Just questions of knowledge are fraught. I would not be surprised that in the future it becomes apparent that LLMs are just a highly efficient lossy compression mechanism for the huge tensor space they started with.

You might ask, does a LLM know that it knows something? Does it know what it does not know?

The ability to conduct inference is going to be one question about how well they work. And this is hard. How do you avoid it just regurgitating a pattern of words that is the subsequent of a predicate, simply because, in the trillions of words it has digested there is the same pattern? Monkey do again. Imagining that the training system somehow magics into existence an inference engine simply because it includes a large number of logical expressions in textual form is more than a stretch.

My apologies for the hijack.

As to the OP:

Microsoft CoPilot does a very good job transcribing and summarizing Teams meetings. I wouldn’t say this feature will eliminate jobs – just enhance performance or possibly boost efficiency.

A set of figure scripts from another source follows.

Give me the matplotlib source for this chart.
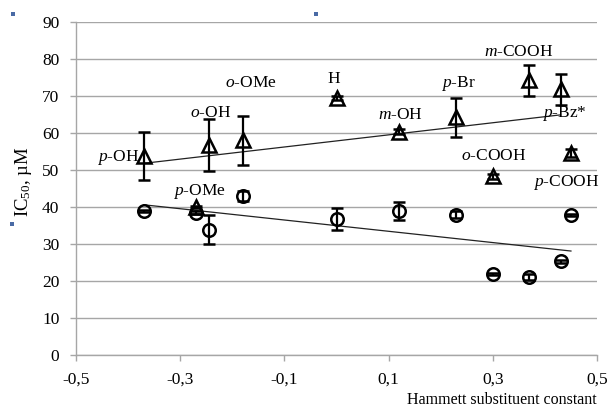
import matplotlib
matplotlib.use("Agg")
import matplotlib.pyplot as plt
from matplotlib.patches import Rectangle

# Hammett constants of the substituents
SUBST = ["p-OH", "p-OMe", "o-OH", "o-OMe", "H", "m-OH", "p-Br",
         "o-COOH", "m-COOH", "p-Bz*", "p-COOH"]
SIGMA = [-0.37, -0.27, -0.245, -0.18, 0.0, 0.12, 0.23, 0.30, 0.37, 0.43, 0.45]

# triangles (upper series)
TRI_IC50 = [53.8, 40.0, 56.8, 58.0, 69.4, 60.4, 64.2, 48.3, 74.2, 71.8, 54.6]
TRI_ERR = [6.6, 0.3, 7.1, 6.6, 0.6, 0.6, 5.3, 0.7, 4.2, 4.1, 1.0]

# circles (lower series)
CIR_IC50 = [39.0, 38.5, 33.9, 42.9, 36.8, 39.0, 37.9, 21.8, 21.1, 25.3, 37.8]
CIR_ERR = [0.3, 0.5, 4.0, 1.3, 3.0, 2.4, 1.0, 0.3, 0.8, 0.3, 0.3]

# linear trend lines (x ends, y ends)
TRI_TREND_X = [-0.37, 0.43]
TRI_TREND_Y = [51.8, 64.9]
CIR_TREND_X = [-0.37, 0.45]
CIR_TREND_Y = [40.6, 28.1]

# label placement (x, y, ha) per substituent
LABELS = [
    ("p", "-OH", -0.378, 53.4, "right"),
    ("p", "-OMe", -0.263, 44.3, "center"),
    ("o", "-OH", -0.241, 65.5, "center"),
    ("o", "-OMe", -0.165, 73.6, "center"),
    ("", "H", -0.005, 74.5, "center"),
    ("m", "-OH", 0.123, 64.8, "center"),
    ("p", "-Br", 0.233, 73.3, "center"),
    ("o", "-COOH", 0.301, 53.7, "center"),
    ("m", "-COOH", 0.349, 81.9, "center"),
    ("p", "-Bz*", 0.437, 65.2, "center"),
    ("p", "-COOH", 0.44, 46.7, "center"),
]

plt.rcParams.update({
    "font.family": ["Liberation Serif", "DejaVu Serif"],
    "mathtext.fontset": "custom",
    "mathtext.rm": "Liberation Serif",
    "mathtext.it": "Liberation Serif:italic",
    "font.size": 12,
})

fig = plt.figure(figsize=(6.13, 4.07), dpi=100)
ax = fig.add_axes([76 / 613, 52 / 407, 521 / 613, 333 / 407])

grey = "#a6a6a6"
ax.set_xlim(-0.5, 0.5)
ax.set_ylim(0, 90)
ax.set_xticks([-0.5, -0.3, -0.1, 0.1, 0.3, 0.5])
ax.set_xticklabels(["-0,5", "-0,3", "-0,1", "0,1", "0,3", "0,5"])
ax.set_yticks(range(0, 91, 10))
ax.yaxis.grid(True, color=grey, lw=1.0)
ax.set_axisbelow(True)
for s in ("top", "right"):
    ax.spines[s].set_visible(False)
for s in ("left", "bottom"):
    ax.spines[s].set_color(grey)
    ax.spines[s].set_linewidth(1.0)
ax.tick_params(direction="out", length=4, width=1, color=grey, labelsize=12.5)
ax.tick_params(axis="x", pad=8)
ax.tick_params(axis="y", pad=8)

ax.plot(TRI_TREND_X, TRI_TREND_Y, color="#222222", lw=0.9, zorder=2)
ax.plot(CIR_TREND_X, CIR_TREND_Y, color="#222222", lw=0.9, zorder=2)

ax.errorbar(SIGMA, TRI_IC50, yerr=TRI_ERR, fmt="^", ms=10, mfc="none",
            mec="black", mew=1.8, ecolor="black", elinewidth=1.6,
            capsize=4, capthick=1.6, zorder=3)
ax.errorbar(SIGMA, CIR_IC50, yerr=CIR_ERR, fmt="o", ms=9, mfc="none",
            mec="black", mew=1.8, ecolor="black", elinewidth=1.6,
            capsize=4, capthick=1.6, zorder=3)

for it, rest, x, y, ha in LABELS:
    txt = (r"$\it{" + it + "}$" + rest) if it else rest
    ax.text(x, y, txt, ha=ha, va="center", fontsize=12.5, zorder=4)

ax.set_ylabel(r"IC$_{50}$, µM", fontsize=13.5)
ax.yaxis.set_label_coords(-0.08, 0.52)
fig.text(597 / 613, 2.5 / 407, "Hammett substituent constant",
         ha="right", va="baseline", fontsize=11.5)

# small stray marks present in the original figure
for px, py in [(13, 14), (316, 14), (12, 224)]:
    fig.add_artist(Rectangle(((px - 2) / 613, 1 - (py + 2) / 407),
                             4 / 613, 4 / 407, transform=fig.transFigure,
                             color="#4a6aa5", lw=0))

fig.savefig("out.png", dpi=100)
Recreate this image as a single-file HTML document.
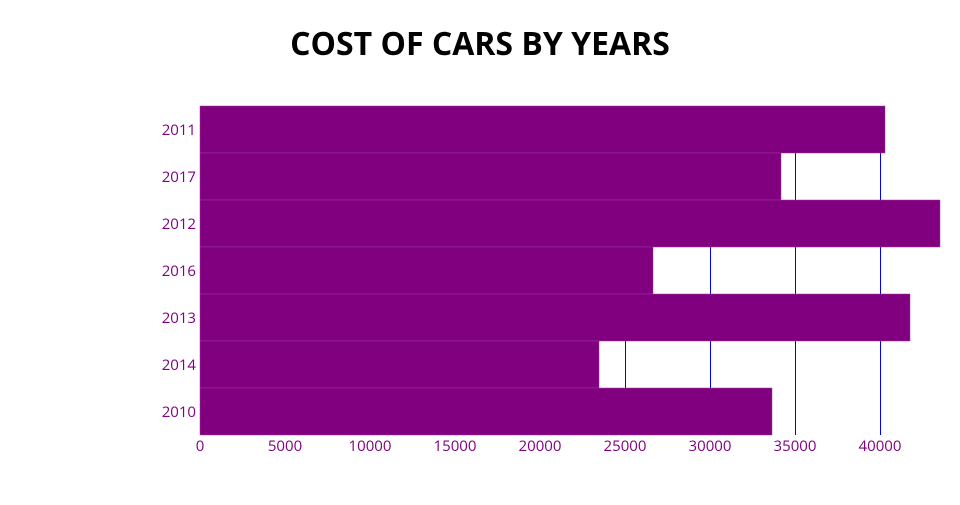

I haven’t used ChatGPT to write any code, but I have experimented with it on tricky problems from the recent past. It does a pretty good job, 4.0 more so than 3.5. It seems like a more efficient way of cutting-and-pasting from a site like StackOverflow since the AI responses are more on topic. One of the inefficiencies of searching StackOverflow is finding a page with the right question and some answer.

As others have said: AI can do a very good job of customer support. I would expect the first few levels of support will be all AI in this decade.

For coding, I find it a real timesaver when trying to find out available APIs and their parameters and stuff. “I want to connect my serial Mitsumi RS-422 Calipers to an Arduino. What libraries are available, and could I see some sample code?”

It’s nothing I couldn’t do myself with some searching and reading, but the AI gets you started and gives you a sample which makes picking up and using all of it much faster for me.

I’m currently finding Grok very useful, because it is constantly training on the Twitter firehose of data. So you can ask it questions like, “Why did AMD stock take off recently?”

It then gives me links to the most recent tweets from trading houses about AMD.

If you want a fast catch-up on specific news topics, it’s pretty good. For example, I just asked it to summarize today’s events in the war in Ukraine:

This is really useful for less-covered stories where it’s harder to find current information.